- [THE TASK]: Extract word for word the lines of the listing from its start to the line holding "below=34pt of check]", both ends kept; pictures are not part of the copy.
====
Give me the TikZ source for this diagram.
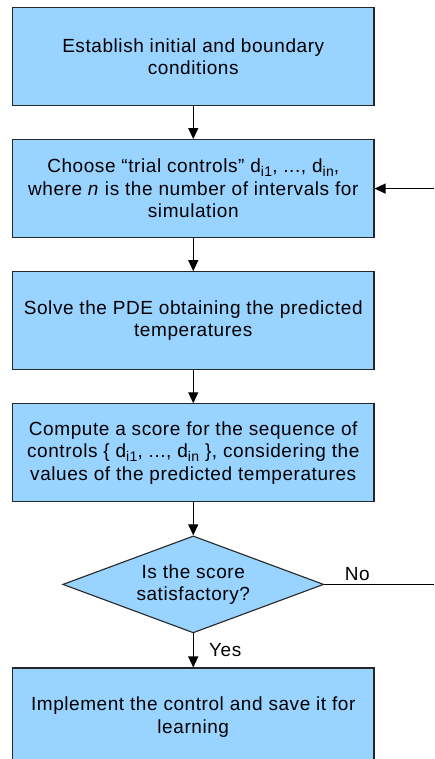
\documentclass[tikz,border=0pt]{standalone}
\usepackage{fontspec}
\setmainfont{Liberation Sans}[LetterSpace=3]
\usetikzlibrary{arrows.meta, positioning, shapes.geometric}
\definecolor{boxblue}{RGB}{153,211,255}
% index under a control symbol
\newcommand{\ctrlidx}[1]{\raisebox{-3.5pt}{\fontsize{14}{14}\selectfont #1}}

\begin{document}
\begin{tikzpicture}[
    x=1pt, y=1pt,
    font=\fontsize{19}{22.5}\selectfont,
    node distance=33pt,
    box/.style={rectangle, draw=black!85, line width=1.1pt, fill=boxblue, minimum width=361.5pt, minimum height=98pt, align=center},
    decision/.style={diamond, draw=black!85, line width=1.1pt, fill=boxblue, aspect=2.7, inner sep=0pt, minimum width=261pt, minimum height=97pt, align=center},
    arrow/.style={-{Triangle[length=11pt, width=10pt]}, line width=1.2pt}
  ]
    \useasboundingbox (0,0) rectangle (434,-759);

    \node[box] (init) at (193.25,-56.5) {Establish initial and boundary\\conditions};
    \node[box, below=of init] (choose) {Choose “trial controls” d\ctrlidx{i1}, ..., d\ctrlidx{in},\\where \textit{n} is the number of intervals for\\simulation};
    \node[box, below=of choose] (solve) {Solve the PDE obtaining the predicted\\temperatures};
    \node[box, below=of solve] (score) {Compute a score for the sequence of\\controls \{ d\ctrlidx{i1}, ..., d\ctrlidx{in} \}, considering the\\values of the predicted temperatures};
    \node[decision, below=of score] (check) {Is the score\\satisfactory?};
    \node[box, below=34pt of check] (impl) {Implement the control and save it for\\learning};

    % loop back runs past the right edge
    \coordinate (rim) at (434,0);
    \coordinate (noOut) at (check.east -| rim);
    \coordinate (loopIn) at (choose.east -| rim);

    \draw[arrow] (init) -- (choose);
    \draw[arrow] (choose) -- (solve);
    \draw[arrow] (solve) -- (score);
    \draw[arrow] (score) -- (check);
    \draw[arrow] (check) -- node[right, xshift=12pt]{Yes} (impl);
    \draw[line width=1.2pt] (check.east) -- node[above, pos=0.3]{No} (noOut);
    \draw[arrow] (loopIn) -- (choose.east);
  \end{tikzpicture}
\end{document}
====
- [EXERCISE OUTPUT]:
Give me the TikZ source for this diagram.
\documentclass[tikz,border=0pt]{standalone}
\usepackage{fontspec}
\setmainfont{Liberation Sans}[LetterSpace=3]
\usetikzlibrary{arrows.meta, positioning, shapes.geometric}
\definecolor{boxblue}{RGB}{153,211,255}
% index under a control symbol
\newcommand{\ctrlidx}[1]{\raisebox{-3.5pt}{\fontsize{14}{14}\selectfont #1}}

\begin{document}
\begin{tikzpicture}[
    x=1pt, y=1pt,
    font=\fontsize{19}{22.5}\selectfont,
    node distance=33pt,
    box/.style={rectangle, draw=black!85, line width=1.1pt, fill=boxblue, minimum width=361.5pt, minimum height=98pt, align=center},
    decision/.style={diamond, draw=black!85, line width=1.1pt, fill=boxblue, aspect=2.7, inner sep=0pt, minimum width=261pt, minimum height=97pt, align=center},
    arrow/.style={-{Triangle[length=11pt, width=10pt]}, line width=1.2pt}
  ]
    \useasboundingbox (0,0) rectangle (434,-759);

    \node[box] (init) at (193.25,-56.5) {Establish initial and boundary\\conditions};
    \node[box, below=of init] (choose) {Choose “trial controls” d\ctrlidx{i1}, ..., d\ctrlidx{in},\\where \textit{n} is the number of intervals for\\simulation};
    \node[box, below=of choose] (solve) {Solve the PDE obtaining the predicted\\temperatures};
    \node[box, below=of solve] (score) {Compute a score for the sequence of\\controls \{ d\ctrlidx{i1}, ..., d\ctrlidx{in} \}, considering the\\values of the predicted temperatures};
    \node[decision, below=of score] (check) {Is the score\\satisfactory?};
    \node[box, below=34pt of check] (impl) {Implement the control and save it for\\learning};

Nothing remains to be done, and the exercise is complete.